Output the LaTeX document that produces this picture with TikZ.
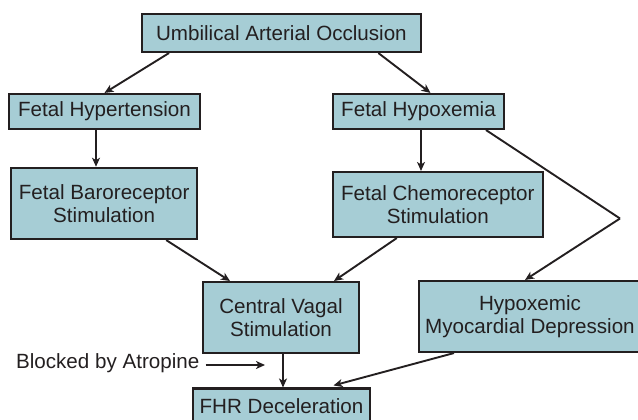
\documentclass[tikz,border=0pt]{standalone}
\usepackage{fontspec}
\setmainfont{Liberation Sans}
\usetikzlibrary{arrows.meta}
\definecolor{boxfill}{HTML}{A6CDD5}
\definecolor{ink}{HTML}{231F20}
\begin{document}
\begin{tikzpicture}[x=1pt,y=1pt,
  box/.style={draw=ink,fill=boxfill,line width=2.1pt,inner sep=0pt,align=center,
    text=ink,font=\fontsize{20.6}{23.5}\selectfont},
  conn/.style={draw=ink,line width=1.9pt,-{Stealth[length=9pt,width=8pt,inset=2.5pt]}},
  plain/.style={draw=ink,line width=1.9pt}]
\useasboundingbox (0,0) rectangle (638,-420);
\begin{scope}
\clip (0,0) rectangle (638,-420);
\node[box,minimum width=279.6pt,minimum height=38pt] (top) at (281.4,-33) {Umbilical Arterial Occlusion};
\node[box,minimum width=191pt,minimum height=35pt] (fh) at (104.5,-111.5) {Fetal Hypertension};
\node[box,minimum width=171pt,minimum height=35pt] (fhx) at (418.5,-111.5) {Fetal Hypoxemia};
\node[box,minimum width=185.6pt,minimum height=71.3pt] (baro) at (104.2,-203.4) {Fetal Baroreceptor\\Stimulation};
\node[box,minimum width=209.5pt,minimum height=65pt] (chemo) at (437.8,-204.5) {Fetal Chemoreceptor\\Stimulation};
\node[box,minimum width=156.7pt,minimum height=70.7pt] (vagal) at (281,-317.4) {Central Vagal\\Stimulation};
\node[box,minimum width=222pt,minimum height=71pt] (hypox) at (530,-316.5) {Hypoxemic\\Myocardial Depression};
\node[box,minimum width=177pt,minimum height=36pt] (fhr) at (281.5,-406.5) {FHR Deceleration};
\end{scope}
\node[anchor=east,inner sep=0pt,text=ink,font=\fontsize{20.6}{23.5}\selectfont] (atr) at (199.5,-363) {Blocked by Atropine};
\coordinate (atrend) at (265,-365);
\coordinate (bend) at (620,-218.5);

\draw[conn] ([xshift=-112.4pt]top.south) -- (fh.north);
\draw[conn] ([xshift=97pt]top.south) -- ([xshift=12pt]fhx.north);
\draw[conn] ([xshift=-8.5pt]fh.south) -- ([xshift=-8.2pt]baro.north);
\draw[conn] ([xshift=2.5pt]fhx.south) -- ([xshift=-16.8pt]chemo.north);
\draw[plain] ([xshift=67.5pt]fhx.south) -- (bend);
\draw[conn] (bend) -- ([xshift=-5pt]hypox.north);
\draw[conn] ([xshift=62pt]baro.south) -- ([xshift=-51pt]vagal.north);
\draw[conn] ([xshift=-41pt]chemo.south) -- ([xshift=53pt]vagal.north);
\draw[conn] ([xshift=2pt]vagal.south) -- ([xshift=1.5pt]fhr.north);
\draw[conn] ([xshift=-76pt]hypox.south) -- ([xshift=52pt,yshift=2pt]fhr.north);
\draw[conn] ([xshift=6pt,yshift=-2pt]atr.east) -- (atrend);
\end{tikzpicture}
\end{document}
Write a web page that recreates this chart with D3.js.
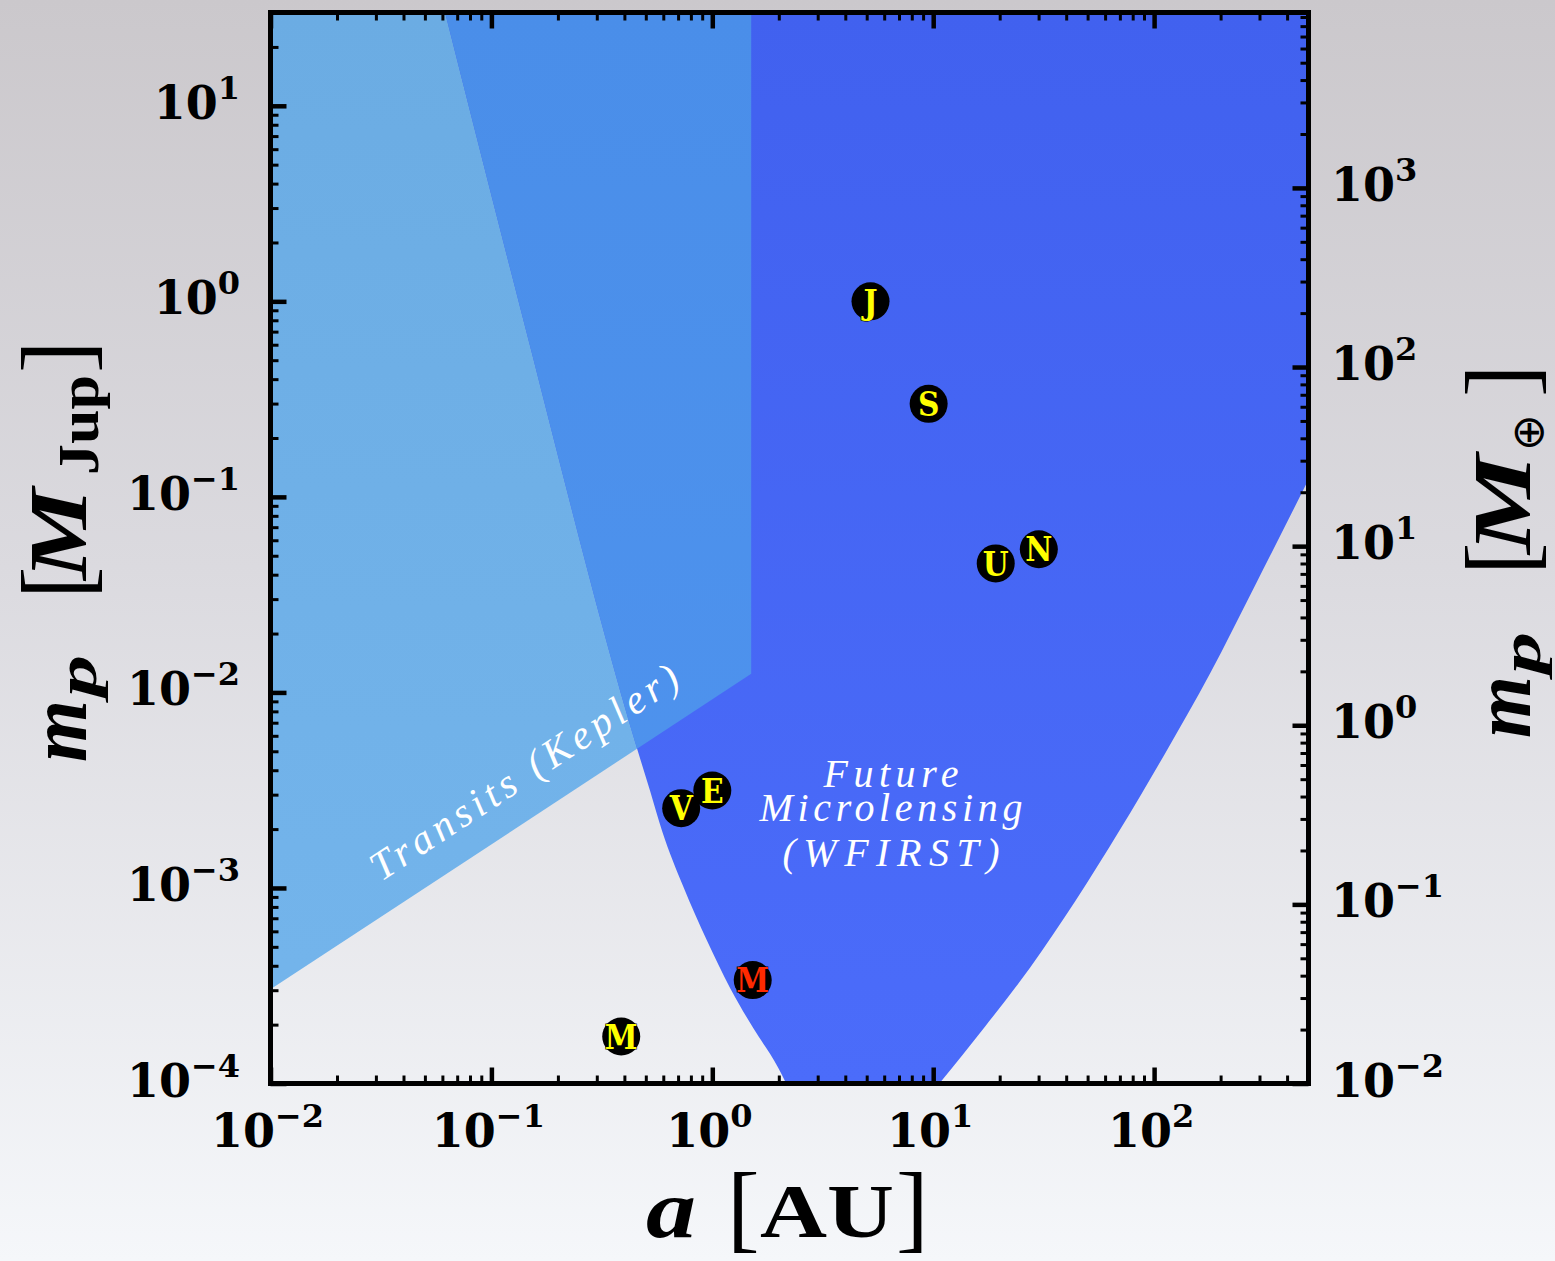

-- -- --

### [DIRECTIVE]
Each entry shown above must be quoted exactly, with its pictures left out.

### [OUTPUT OF THE TASK]
Output the LaTeX document that produces this picture with TikZ.
\documentclass[tikz,border=0pt]{standalone}
\usepackage{fontspec}
\setmainfont{Liberation Sans}
\usetikzlibrary{arrows.meta}
\definecolor{boxfill}{HTML}{A6CDD5}
\definecolor{ink}{HTML}{231F20}
\begin{document}
\begin{tikzpicture}[x=1pt,y=1pt,
  box/.style={draw=ink,fill=boxfill,line width=2.1pt,inner sep=0pt,align=center,
    text=ink,font=\fontsize{20.6}{23.5}\selectfont},
  conn/.style={draw=ink,line width=1.9pt,-{Stealth[length=9pt,width=8pt,inset=2.5pt]}},
  plain/.style={draw=ink,line width=1.9pt}]
\useasboundingbox (0,0) rectangle (638,-420);
\begin{scope}
\clip (0,0) rectangle (638,-420);
\node[box,minimum width=279.6pt,minimum height=38pt] (top) at (281.4,-33) {Umbilical Arterial Occlusion};
\node[box,minimum width=191pt,minimum height=35pt] (fh) at (104.5,-111.5) {Fetal Hypertension};
\node[box,minimum width=171pt,minimum height=35pt] (fhx) at (418.5,-111.5) {Fetal Hypoxemia};
\node[box,minimum width=185.6pt,minimum height=71.3pt] (baro) at (104.2,-203.4) {Fetal Baroreceptor\\Stimulation};
\node[box,minimum width=209.5pt,minimum height=65pt] (chemo) at (437.8,-204.5) {Fetal Chemoreceptor\\Stimulation};
\node[box,minimum width=156.7pt,minimum height=70.7pt] (vagal) at (281,-317.4) {Central Vagal\\Stimulation};
\node[box,minimum width=222pt,minimum height=71pt] (hypox) at (530,-316.5) {Hypoxemic\\Myocardial Depression};
\node[box,minimum width=177pt,minimum height=36pt] (fhr) at (281.5,-406.5) {FHR Deceleration};
\end{scope}
\node[anchor=east,inner sep=0pt,text=ink,font=\fontsize{20.6}{23.5}\selectfont] (atr) at (199.5,-363) {Blocked by Atropine};
\coordinate (atrend) at (265,-365);
\coordinate (bend) at (620,-218.5);

\draw[conn] ([xshift=-112.4pt]top.south) -- (fh.north);
\draw[conn] ([xshift=97pt]top.south) -- ([xshift=12pt]fhx.north);
\draw[conn] ([xshift=-8.5pt]fh.south) -- ([xshift=-8.2pt]baro.north);
\draw[conn] ([xshift=2.5pt]fhx.south) -- ([xshift=-16.8pt]chemo.north);
\draw[plain] ([xshift=67.5pt]fhx.south) -- (bend);
\draw[conn] (bend) -- ([xshift=-5pt]hypox.north);
\draw[conn] ([xshift=62pt]baro.south) -- ([xshift=-51pt]vagal.north);
\draw[conn] ([xshift=-41pt]chemo.south) -- ([xshift=53pt]vagal.north);
\draw[conn] ([xshift=2pt]vagal.south) -- ([xshift=1.5pt]fhr.north);
\draw[conn] ([xshift=-76pt]hypox.south) -- ([xshift=52pt,yshift=2pt]fhr.north);
\draw[conn] ([xshift=6pt,yshift=-2pt]atr.east) -- (atrend);
\end{tikzpicture}
\end{document}
Write a web page that recreates this chart with D3.js.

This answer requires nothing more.